Written by James Schamus (Lee's "Crouching Tiger" writer), "Hulk" is a Greek tragedy wrapped in the guise of comic book pandemonium. Schamus and Lee dig so deep into the world around Bruce Banner that often the Hulk scenes are afterthoughts. I know that I, and many other critics, complain about the lack of characterization in summer movie entertainment, but "Hulk" should satisfy this need for years to come. It's sluggish, epic, psychodramatic storytelling, often taking strikingly theatrical proportions in its attempt to keep the narrative away from pure cartoon, and also dark enough to make "Ordinary People" look like a weekend in Cancun. Lee makes no bones about "Hulk's" comic book origins, but he also pointedly refuses to join in the mechanical mayhem that has followed similarly-themed stories, and the television adaptation of the late 1970s.

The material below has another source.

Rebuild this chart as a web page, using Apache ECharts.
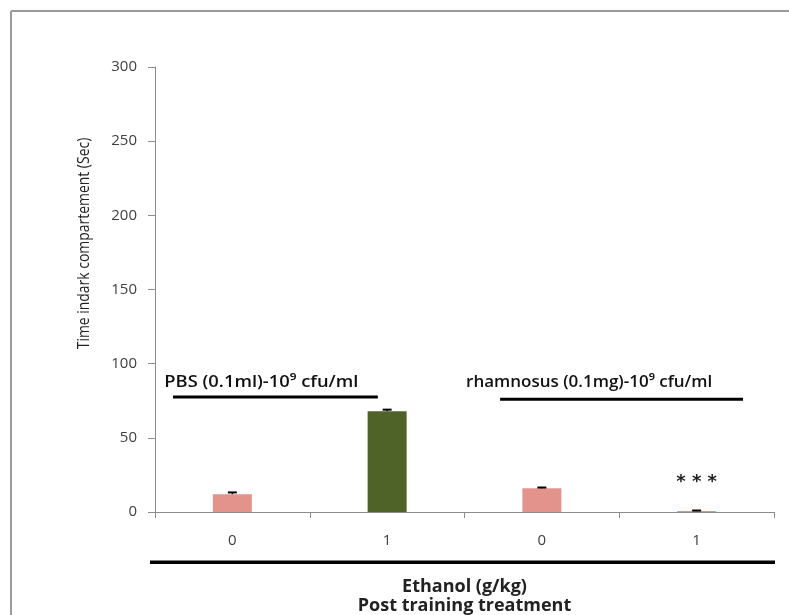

While Sam Raimi dabbled in the idea of mimicking comic book movement in "Spider-Man, " Lee ups the ante by creating a literal comic book appearance in "Hulk." It starts with the green Marvel font of the main titles and continues with Lee's tribute to comics in his editing. Splitting the screen into comic book panels to create a distinct appearance to his vision and finding fluid ways to sell his transitions, Lee has taken the distinctive visual ideas put forth by George Romero's "Creepshow," and made them work appropriately for his own purposes. "Hulk" genuinely feels like a comic book at times, which forced me to check my fingertips for colored ink residue as I left the theater. Lee does get a little too caught up in his imagery, however, often dragging out sequences that are already lengthy enough just to show it off. But the heart of a comic book geek beats within Lee, and the fact that he sticks with this visual style throughout the picture makes "Hulk" stand out from the pack.
Though met with early criticism, I can say with authority that the computer generated Hulk creation is a complete success. Holding back at first with his visual introduction, Lee keeps the Hulk bathed in darkness for the first few times we see him, which is always a sure sign of a bad effect. But that theory is blown out of the water in a sequence where Hulk squares off against army tanks and helicopters (led by Sam Elliot, in a ferocious performance) in the California desert. Besides a wildly energizing sequence for the film, it also offers a long look at Hulk. Whether he's using the earth as a giant trampoline, beating a pack of dogs apart, or trying to convey his appreciation of Betty Ross, the team at Industrial Light and Magic have done an amazing job humanizing this computer character. He may not have the vocabulary of Gollum, but I believed every facial gesture or raging frontal assault the big green guy made. It's another fine step forward for CG creations.
"Hulk" is a difficult film to enjoy, but a very easy one to respect. It will fit along the great with the new group of comic book adaptations, though it hardly shares the same sensibilities. It may take a while for Hulk to smash, but when he does, it‘s a thing of beauty reinvented for a whole new legion of fans.